I used my felting machine for the first time to make a wedding card for Becky and Rob who got married on 11th June 2021. I felted the wool onto some of the material from the bridesmaids dresses (two of which I had to shorten) and then embroidered and embellished it before sticking it onto a card.




2000: I designed the cope for Bishop Charles Obaikol (left) and helped design the cope for Bishop Thomas Irigei (right)


Over the years, I have made countless clothes for all the family, as well as a number of bridesmaids’ dresses, most of which I don’t have photos of. I also made a set of Winnie the Pooh soft toys for the children, but only three remain.

I made these dresses and hairbands for Christmas 2006 for all five granddaughters (and the floral one below for Maggie, my Goddaughter in Teso, Uganda). I also made fleece gilets and hats for Sam and Adam.

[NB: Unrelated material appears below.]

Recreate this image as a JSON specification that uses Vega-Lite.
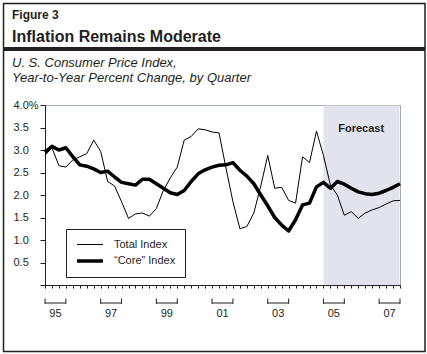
{
  "$schema": "https://vega.github.io/schema/vega-lite/v6.json",
  "padding": {"left": 2, "top": 2, "right": 2, "bottom": 2},
  "width": 355,
  "height": 180,
  "background": "white",
  "config": {
    "view": {"stroke": "#a3abb3", "strokeWidth": 1},
    "font": "Liberation Sans",
    "text": {"font": "Liberation Sans", "color": "#231f20"}
  },
  "resolve": {"axis": {"x": "independent", "y": "independent"}},
  "datasets": {
    "one": [{}],
    "cpi": [
      {"t": 1995.0, "series": "Total Index", "v": 2.88},
      {"t": 1995.25, "series": "Total Index", "v": 3.05},
      {"t": 1995.5, "series": "Total Index", "v": 2.65},
      {"t": 1995.75, "series": "Total Index", "v": 2.62},
      {"t": 1996.0, "series": "Total Index", "v": 2.78},
      {"t": 1996.25, "series": "Total Index", "v": 2.85},
      {"t": 1996.5, "series": "Total Index", "v": 2.92},
      {"t": 1996.75, "series": "Total Index", "v": 3.22},
      {"t": 1997.0, "series": "Total Index", "v": 2.97},
      {"t": 1997.25, "series": "Total Index", "v": 2.3},
      {"t": 1997.5, "series": "Total Index", "v": 2.2},
      {"t": 1997.75, "series": "Total Index", "v": 1.85},
      {"t": 1998.0, "series": "Total Index", "v": 1.48},
      {"t": 1998.25, "series": "Total Index", "v": 1.58},
      {"t": 1998.5, "series": "Total Index", "v": 1.6},
      {"t": 1998.75, "series": "Total Index", "v": 1.53},
      {"t": 1999.0, "series": "Total Index", "v": 1.7},
      {"t": 1999.25, "series": "Total Index", "v": 2.1},
      {"t": 1999.5, "series": "Total Index", "v": 2.38},
      {"t": 1999.75, "series": "Total Index", "v": 2.62},
      {"t": 2000.0, "series": "Total Index", "v": 3.22},
      {"t": 2000.25, "series": "Total Index", "v": 3.3},
      {"t": 2000.5, "series": "Total Index", "v": 3.47},
      {"t": 2000.75, "series": "Total Index", "v": 3.45},
      {"t": 2001.0, "series": "Total Index", "v": 3.4},
      {"t": 2001.25, "series": "Total Index", "v": 3.38},
      {"t": 2001.5, "series": "Total Index", "v": 2.6},
      {"t": 2001.75, "series": "Total Index", "v": 1.85},
      {"t": 2002.0, "series": "Total Index", "v": 1.25},
      {"t": 2002.25, "series": "Total Index", "v": 1.3},
      {"t": 2002.5, "series": "Total Index", "v": 1.6},
      {"t": 2002.75, "series": "Total Index", "v": 2.2},
      {"t": 2003.0, "series": "Total Index", "v": 2.88},
      {"t": 2003.25, "series": "Total Index", "v": 2.15},
      {"t": 2003.5, "series": "Total Index", "v": 2.17},
      {"t": 2003.75, "series": "Total Index", "v": 1.88},
      {"t": 2004.0, "series": "Total Index", "v": 1.82},
      {"t": 2004.25, "series": "Total Index", "v": 2.85},
      {"t": 2004.5, "series": "Total Index", "v": 2.72},
      {"t": 2004.75, "series": "Total Index", "v": 3.42},
      {"t": 2005.0, "series": "Total Index", "v": 2.88},
      {"t": 2005.25, "series": "Total Index", "v": 2.22},
      {"t": 2005.5, "series": "Total Index", "v": 2.0},
      {"t": 2005.75, "series": "Total Index", "v": 1.55},
      {"t": 2006.0, "series": "Total Index", "v": 1.63},
      {"t": 2006.25, "series": "Total Index", "v": 1.48},
      {"t": 2006.5, "series": "Total Index", "v": 1.6},
      {"t": 2006.75, "series": "Total Index", "v": 1.67},
      {"t": 2007.0, "series": "Total Index", "v": 1.72},
      {"t": 2007.25, "series": "Total Index", "v": 1.8},
      {"t": 2007.5, "series": "Total Index", "v": 1.87},
      {"t": 2007.75, "series": "Total Index", "v": 1.88},
      {"t": 1995.0, "series": "“Core” Index", "v": 2.95},
      {"t": 1995.25, "series": "“Core” Index", "v": 3.08},
      {"t": 1995.5, "series": "“Core” Index", "v": 3.0},
      {"t": 1995.75, "series": "“Core” Index", "v": 3.05},
      {"t": 1996.0, "series": "“Core” Index", "v": 2.85},
      {"t": 1996.25, "series": "“Core” Index", "v": 2.67},
      {"t": 1996.5, "series": "“Core” Index", "v": 2.64},
      {"t": 1996.75, "series": "“Core” Index", "v": 2.58},
      {"t": 1997.0, "series": "“Core” Index", "v": 2.5},
      {"t": 1997.25, "series": "“Core” Index", "v": 2.53},
      {"t": 1997.5, "series": "“Core” Index", "v": 2.4},
      {"t": 1997.75, "series": "“Core” Index", "v": 2.28},
      {"t": 1998.0, "series": "“Core” Index", "v": 2.25},
      {"t": 1998.25, "series": "“Core” Index", "v": 2.22},
      {"t": 1998.5, "series": "“Core” Index", "v": 2.35},
      {"t": 1998.75, "series": "“Core” Index", "v": 2.35},
      {"t": 1999.0, "series": "“Core” Index", "v": 2.25},
      {"t": 1999.25, "series": "“Core” Index", "v": 2.15},
      {"t": 1999.5, "series": "“Core” Index", "v": 2.05},
      {"t": 1999.75, "series": "“Core” Index", "v": 2.01},
      {"t": 2000.0, "series": "“Core” Index", "v": 2.1},
      {"t": 2000.25, "series": "“Core” Index", "v": 2.3},
      {"t": 2000.5, "series": "“Core” Index", "v": 2.47},
      {"t": 2000.75, "series": "“Core” Index", "v": 2.56},
      {"t": 2001.0, "series": "“Core” Index", "v": 2.62},
      {"t": 2001.25, "series": "“Core” Index", "v": 2.66},
      {"t": 2001.5, "series": "“Core” Index", "v": 2.67},
      {"t": 2001.75, "series": "“Core” Index", "v": 2.72},
      {"t": 2002.0, "series": "“Core” Index", "v": 2.55},
      {"t": 2002.25, "series": "“Core” Index", "v": 2.42},
      {"t": 2002.5, "series": "“Core” Index", "v": 2.25},
      {"t": 2002.75, "series": "“Core” Index", "v": 2.0},
      {"t": 2003.0, "series": "“Core” Index", "v": 1.76},
      {"t": 2003.25, "series": "“Core” Index", "v": 1.5},
      {"t": 2003.5, "series": "“Core” Index", "v": 1.33},
      {"t": 2003.75, "series": "“Core” Index", "v": 1.2},
      {"t": 2004.0, "series": "“Core” Index", "v": 1.45},
      {"t": 2004.25, "series": "“Core” Index", "v": 1.78},
      {"t": 2004.5, "series": "“Core” Index", "v": 1.82},
      {"t": 2004.75, "series": "“Core” Index", "v": 2.18},
      {"t": 2005.0, "series": "“Core” Index", "v": 2.28},
      {"t": 2005.25, "series": "“Core” Index", "v": 2.15},
      {"t": 2005.5, "series": "“Core” Index", "v": 2.3},
      {"t": 2005.75, "series": "“Core” Index", "v": 2.24},
      {"t": 2006.0, "series": "“Core” Index", "v": 2.15},
      {"t": 2006.25, "series": "“Core” Index", "v": 2.07},
      {"t": 2006.5, "series": "“Core” Index", "v": 2.03},
      {"t": 2006.75, "series": "“Core” Index", "v": 2.01},
      {"t": 2007.0, "series": "“Core” Index", "v": 2.04},
      {"t": 2007.25, "series": "“Core” Index", "v": 2.1},
      {"t": 2007.5, "series": "“Core” Index", "v": 2.17},
      {"t": 2007.75, "series": "“Core” Index", "v": 2.25}
    ],
    "years": [
      {"label": "95", "start": 1995, "end": 1995.75, "mid": 1995.375},
      {"label": "97", "start": 1997, "end": 1997.75, "mid": 1997.375},
      {"label": "99", "start": 1999, "end": 1999.75, "mid": 1999.375},
      {"label": "01", "start": 2001, "end": 2001.75, "mid": 2001.375},
      {"label": "03", "start": 2003, "end": 2003.75, "mid": 2003.375},
      {"label": "05", "start": 2005, "end": 2005.75, "mid": 2005.375},
      {"label": "07", "start": 2007, "end": 2007.75, "mid": 2007.375}
    ]
  },
  "layer": [
    {
      "data": {"name": "one"},
      "mark": {"type": "rect", "fill": "#e3e3ee"},
      "encoding": {
        "x": {"datum": 2005, "type": "quantitative", "axis": null},
        "x2": {"datum": 2007.732},
        "y": {"datum": 0, "type": "quantitative", "axis": null},
        "y2": {"datum": 3.989}
      }
    },
    {
      "data": {"name": "cpi"},
      "mark": {"type": "line", "color": "black", "strokeJoin": "round"},
      "encoding": {
        "x": {
          "field": "t", "type": "quantitative",
          "scale": {"domain": [1995, 2007.75], "nice": false, "zero": false},
          "axis": {
            "values": [1995, 1995.25, 1995.5, 1995.75, 1996, 1996.25, 1996.5, 1996.75, 1997, 1997.25, 1997.5, 1997.75, 1998, 1998.25, 1998.5, 1998.75, 1999, 1999.25, 1999.5, 1999.75, 2000, 2000.25, 2000.5, 2000.75, 2001, 2001.25, 2001.5, 2001.75, 2002, 2002.25, 2002.5, 2002.75, 2003, 2003.25, 2003.5, 2003.75, 2004, 2004.25, 2004.5, 2004.75, 2005, 2005.25, 2005.5, 2005.75, 2006, 2006.25, 2006.5, 2006.75, 2007, 2007.25, 2007.5, 2007.75],
            "labels": false, "title": null, "grid": false, "orient": "bottom",
            "tickSize": 3, "tickColor": "#231f20", "domainColor": "#231f20", "zindex": 1
          }
        },
        "y": {
          "field": "v", "type": "quantitative",
          "scale": {"domain": [0, 4], "nice": false},
          "axis": {
            "values": [0, 0.5, 1, 1.5, 2, 2.5, 3, 3.5, 4],
            "title": null, "orient": "left",
            "labelExpr": "datum.value == 4 ? '4.0%' : (datum.value == 0 ? '' : format(datum.value, '.1f'))",
            "labelAlign": "left", "labelPadding": 27, "labelBaseline": "middle",
            "labelFont": "Liberation Sans", "labelFontSize": 11, "labelColor": "#231f20",
            "tickSize": 5, "tickColor": "#231f20", "domainColor": "#231f20",
            "gridColor": "#a3abb3"
          }
        },
        "strokeWidth": {
          "field": "series", "type": "ordinal",
          "scale": {"type": "point", "domain": ["Total Index", "“Core” Index"], "range": [1, 3.5], "padding": 0},
          "legend": {
            "title": null, "orient": "none", "legendX": 21, "legendY": 124,
            "symbolType": "M-1,0H3.33", "symbolSize": 144,
            "symbolStrokeColor": "black", "symbolFillColor": "transparent",
            "labelFont": "Liberation Sans", "labelFontSize": 11, "labelColor": "#231f20",
            "labelOffset": 23, "strokeColor": "#231f20", "fillColor": "white",
            "padding": 9, "rowPadding": 3, "zindex": 1
          }
        }
      }
    },
    {
      "data": {"name": "one"},
      "mark": {"type": "text", "fontWeight": "bold", "fontSize": 11, "align": "center", "baseline": "middle"},
      "encoding": {
        "x": {"datum": 2006.356, "type": "quantitative", "axis": null},
        "y": {"datum": 3.46, "type": "quantitative", "axis": null},
        "text": {"value": "Forecast"}
      }
    },
    {
      "data": {"name": "years"},
      "mark": {"type": "rule", "color": "#231f20", "strokeWidth": 1},
      "encoding": {
        "x": {"field": "start", "type": "quantitative", "axis": null},
        "x2": {"field": "end"},
        "y": {"datum": -0.4, "type": "quantitative", "axis": null}
      }
    },
    {
      "data": {"name": "years"},
      "mark": {"type": "rule", "color": "#231f20", "strokeWidth": 1},
      "encoding": {
        "x": {"field": "start", "type": "quantitative", "axis": null},
        "y": {"datum": -0.42, "type": "quantitative", "axis": null},
        "y2": {"datum": -0.3}
      }
    },
    {
      "data": {"name": "years"},
      "mark": {"type": "rule", "color": "#231f20", "strokeWidth": 1},
      "encoding": {
        "x": {"field": "end", "type": "quantitative", "axis": null},
        "y": {"datum": -0.42, "type": "quantitative", "axis": null},
        "y2": {"datum": -0.3}
      }
    },
    {
      "data": {"name": "years"},
      "mark": {"type": "text", "fontSize": 11, "align": "center", "baseline": "middle"},
      "encoding": {
        "x": {"field": "mid", "type": "quantitative", "axis": null},
        "y": {"datum": -0.65, "type": "quantitative", "axis": null},
        "text": {"field": "label"}
      }
    },
    {
      "data": {"name": "one"},
      "mark": {"type": "rect", "fill": "transparent", "stroke": "#231f20", "strokeWidth": 1.5},
      "encoding": {
        "x": {"datum": 1993.51, "type": "quantitative", "axis": null},
        "x2": {"datum": 2008.648},
        "y": {"datum": 6.2556, "type": "quantitative", "axis": null},
        "y2": {"datum": -1.4778}
      }
    },
    {
      "data": {"name": "one"},
      "mark": {"type": "rect", "fill": "#231f20"},
      "encoding": {
        "x": {"datum": 1993.51, "type": "quantitative", "axis": null},
        "x2": {"datum": 2008.648},
        "y": {"datum": 5.289, "type": "quantitative", "axis": null},
        "y2": {"datum": 5.2}
      }
    },
    {
      "data": {"name": "one"},
      "mark": {"type": "text", "fontWeight": "bold", "fontSize": 12, "align": "left", "baseline": "alphabetic"},
      "encoding": {
        "x": {"datum": 1993.815, "type": "quantitative", "axis": null},
        "y": {"datum": 5.92, "type": "quantitative", "axis": null},
        "text": {"value": "Figure 3"}
      }
    },
    {
      "data": {"name": "one"},
      "mark": {"type": "text", "fontWeight": "bold", "fontSize": 16, "align": "left", "baseline": "alphabetic"},
      "encoding": {
        "x": {"datum": 1993.815, "type": "quantitative", "axis": null},
        "y": {"datum": 5.4, "type": "quantitative", "axis": null},
        "text": {"value": "Inflation Remains Moderate"}
      }
    },
    {
      "data": {"name": "one"},
      "mark": {"type": "text", "fontStyle": "italic", "fontSize": 13, "align": "left", "baseline": "alphabetic"},
      "encoding": {
        "x": {"datum": 1993.815, "type": "quantitative", "axis": null},
        "y": {"datum": 4.844, "type": "quantitative", "axis": null},
        "text": {"value": "U. S. Consumer Price Index,"}
      }
    },
    {
      "data": {"name": "one"},
      "mark": {"type": "text", "fontStyle": "italic", "fontSize": 13, "align": "left", "baseline": "alphabetic"},
      "encoding": {
        "x": {"datum": 1993.815, "type": "quantitative", "axis": null},
        "y": {"datum": 4.511, "type": "quantitative", "axis": null},
        "text": {"value": "Year-to-Year Percent Change, by Quarter"}
      }
    }
  ]
}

2006: The grandchildren in the Christmas clothes I made for them.

Quilt & teddy bear made for Amelia Sept 2011 02

2011: Quilt and matching bear I made for Amelia (youngest grandchild) when she was born


‘SCRIBBLING’ with my sewing machine

I have discovered the fun of using embroidery fabric stabiliser to scribble with my sewing machine, using different stitches and decorative threads, to create lacy numbers Libby’s 18th birthday and Tessa and Matt’s 30th wedding anniversary.



The family gave Roger an 8-shaft weaving loom for his 60th birthday in 2005.

NB: These rugs are Roger’s work, not mine! But I wanted to show them off.


Roger and I went to a short weaving course at Loughborough University run by Emily Whitesmith and were then inspired to get going again on the 8-shaft loom which the family gave Roger for his 60th birthday.

Samples of weaving I did on the short course

We have been taking it in turns to weave enough fabric each to make cushion covers, experimenting with different patterns. Warping up was a somewhat complicated, very long and tedious task which required threading 600 very long fine strands through individual holes whilst keeping them untangled and all under the same tension!

Finally, having worked out our idividual patterns and which levers to lift for every row, weaving can get underway!

We still haven’t finished all the individual lengths so there are no cushions to show yet!